- **Provided data**

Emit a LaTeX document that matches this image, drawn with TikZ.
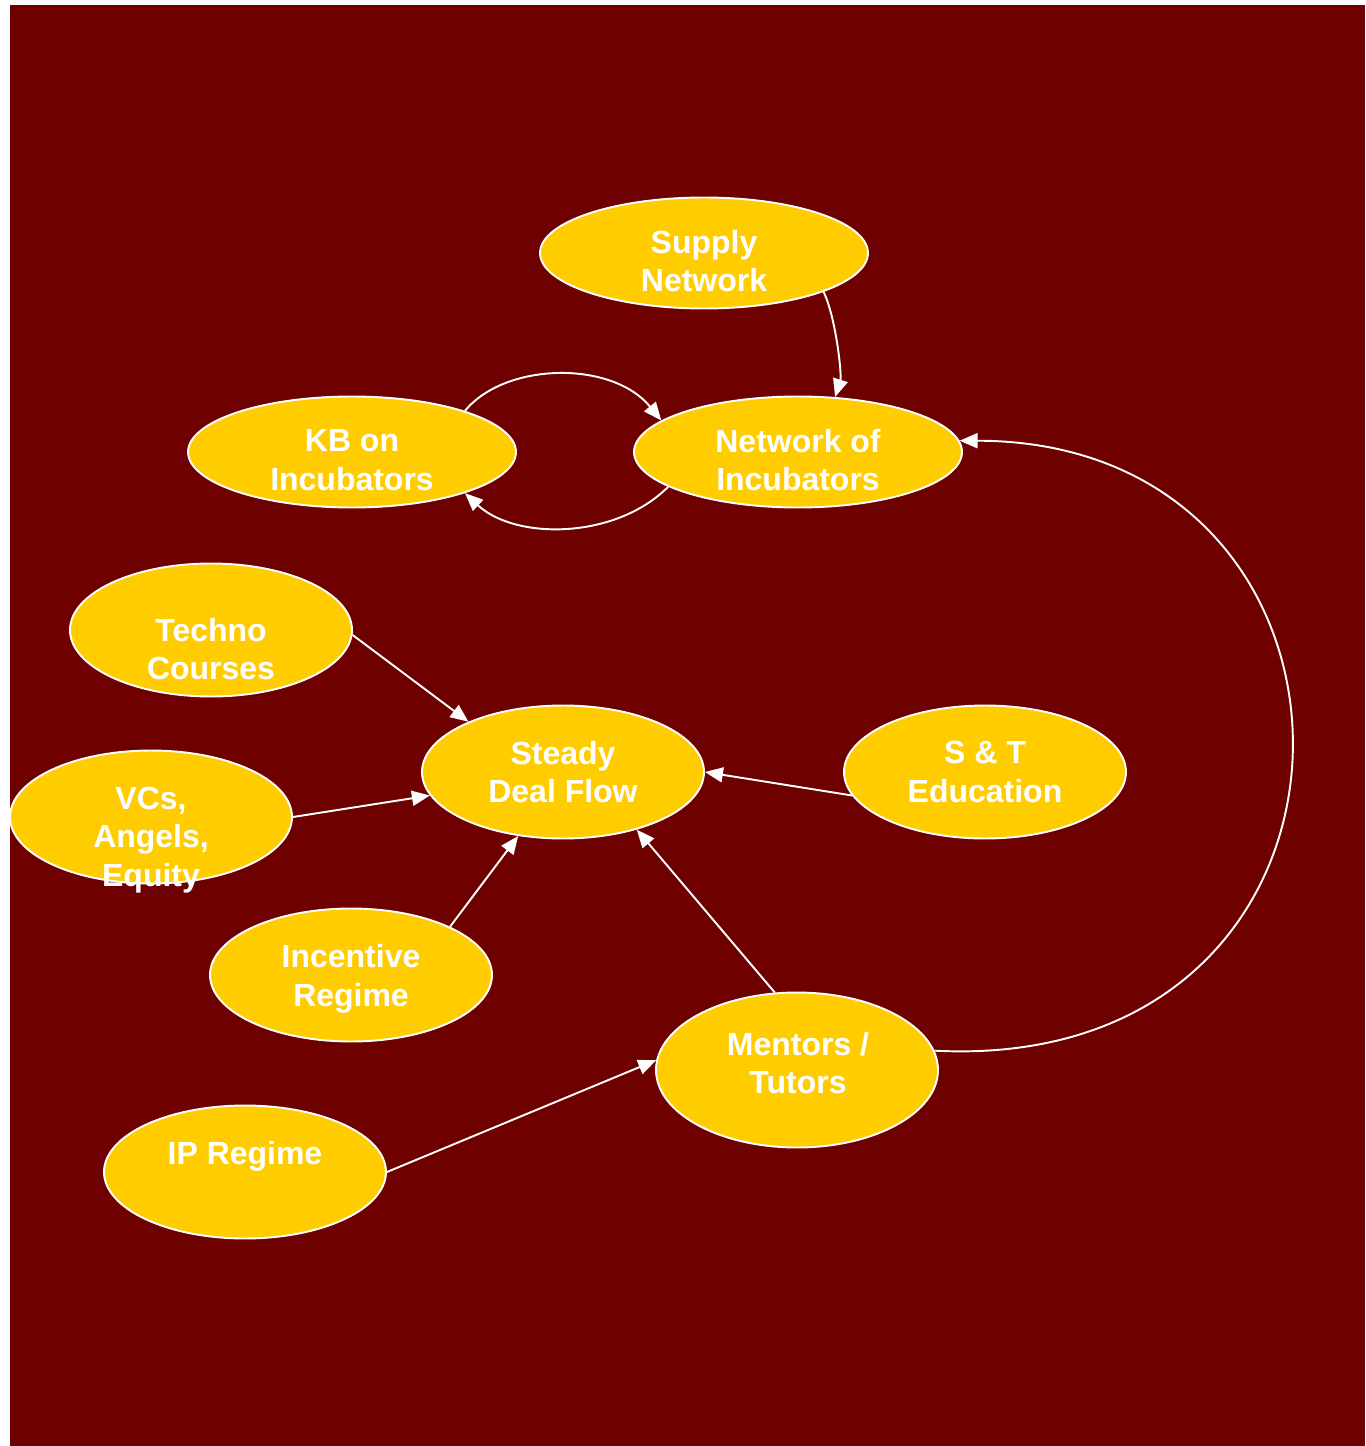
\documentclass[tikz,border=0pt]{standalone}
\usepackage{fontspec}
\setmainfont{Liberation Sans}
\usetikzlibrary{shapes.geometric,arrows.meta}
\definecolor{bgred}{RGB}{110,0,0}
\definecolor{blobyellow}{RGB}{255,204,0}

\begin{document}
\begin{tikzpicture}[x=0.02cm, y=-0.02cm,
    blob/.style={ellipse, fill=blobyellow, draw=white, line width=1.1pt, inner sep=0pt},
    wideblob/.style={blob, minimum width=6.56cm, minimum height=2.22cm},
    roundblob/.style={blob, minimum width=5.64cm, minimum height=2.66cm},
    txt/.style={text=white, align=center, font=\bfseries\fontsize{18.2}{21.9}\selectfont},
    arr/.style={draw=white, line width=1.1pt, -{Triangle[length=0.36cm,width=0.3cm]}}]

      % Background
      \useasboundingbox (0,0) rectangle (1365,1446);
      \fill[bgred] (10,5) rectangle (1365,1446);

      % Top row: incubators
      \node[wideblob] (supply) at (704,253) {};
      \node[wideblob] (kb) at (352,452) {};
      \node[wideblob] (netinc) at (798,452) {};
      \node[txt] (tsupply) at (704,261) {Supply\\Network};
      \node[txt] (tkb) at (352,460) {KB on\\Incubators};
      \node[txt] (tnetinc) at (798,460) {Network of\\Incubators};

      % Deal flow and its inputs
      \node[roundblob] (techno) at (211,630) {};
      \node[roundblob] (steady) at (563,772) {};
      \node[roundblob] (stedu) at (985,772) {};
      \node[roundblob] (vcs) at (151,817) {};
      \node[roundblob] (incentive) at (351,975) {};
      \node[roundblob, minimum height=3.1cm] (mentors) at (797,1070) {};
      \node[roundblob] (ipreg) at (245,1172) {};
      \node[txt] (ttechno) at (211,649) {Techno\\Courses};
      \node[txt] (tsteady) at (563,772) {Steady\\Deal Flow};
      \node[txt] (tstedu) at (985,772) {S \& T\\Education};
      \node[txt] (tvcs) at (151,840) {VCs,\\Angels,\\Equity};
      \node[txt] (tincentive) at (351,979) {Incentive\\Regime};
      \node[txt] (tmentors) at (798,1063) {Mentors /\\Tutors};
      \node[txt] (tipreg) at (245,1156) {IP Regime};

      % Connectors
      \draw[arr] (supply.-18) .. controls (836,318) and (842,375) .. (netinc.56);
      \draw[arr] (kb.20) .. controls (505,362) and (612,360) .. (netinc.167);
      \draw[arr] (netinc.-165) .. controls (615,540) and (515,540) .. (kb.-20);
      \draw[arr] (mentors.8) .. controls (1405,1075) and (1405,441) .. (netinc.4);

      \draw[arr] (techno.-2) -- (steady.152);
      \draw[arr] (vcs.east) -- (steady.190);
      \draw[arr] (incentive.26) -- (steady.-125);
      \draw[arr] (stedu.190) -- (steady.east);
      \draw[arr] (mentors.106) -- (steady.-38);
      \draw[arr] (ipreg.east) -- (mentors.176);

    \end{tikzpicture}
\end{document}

- **Required task**
The lines from the start of the data through the line that contains "(tnetinc) at (798,460)" are to be returned exactly, please, with both ends included and every picture left out.

- **Result of this task**
Emit a LaTeX document that matches this image, drawn with TikZ.
\documentclass[tikz,border=0pt]{standalone}
\usepackage{fontspec}
\setmainfont{Liberation Sans}
\usetikzlibrary{shapes.geometric,arrows.meta}
\definecolor{bgred}{RGB}{110,0,0}
\definecolor{blobyellow}{RGB}{255,204,0}

\begin{document}
\begin{tikzpicture}[x=0.02cm, y=-0.02cm,
    blob/.style={ellipse, fill=blobyellow, draw=white, line width=1.1pt, inner sep=0pt},
    wideblob/.style={blob, minimum width=6.56cm, minimum height=2.22cm},
    roundblob/.style={blob, minimum width=5.64cm, minimum height=2.66cm},
    txt/.style={text=white, align=center, font=\bfseries\fontsize{18.2}{21.9}\selectfont},
    arr/.style={draw=white, line width=1.1pt, -{Triangle[length=0.36cm,width=0.3cm]}}]

      % Background
      \useasboundingbox (0,0) rectangle (1365,1446);
      \fill[bgred] (10,5) rectangle (1365,1446);

      % Top row: incubators
      \node[wideblob] (supply) at (704,253) {};
      \node[wideblob] (kb) at (352,452) {};
      \node[wideblob] (netinc) at (798,452) {};
      \node[txt] (tsupply) at (704,261) {Supply\\Network};
      \node[txt] (tkb) at (352,460) {KB on\\Incubators};
      \node[txt] (tnetinc) at (798,460) {Network of\\Incubators};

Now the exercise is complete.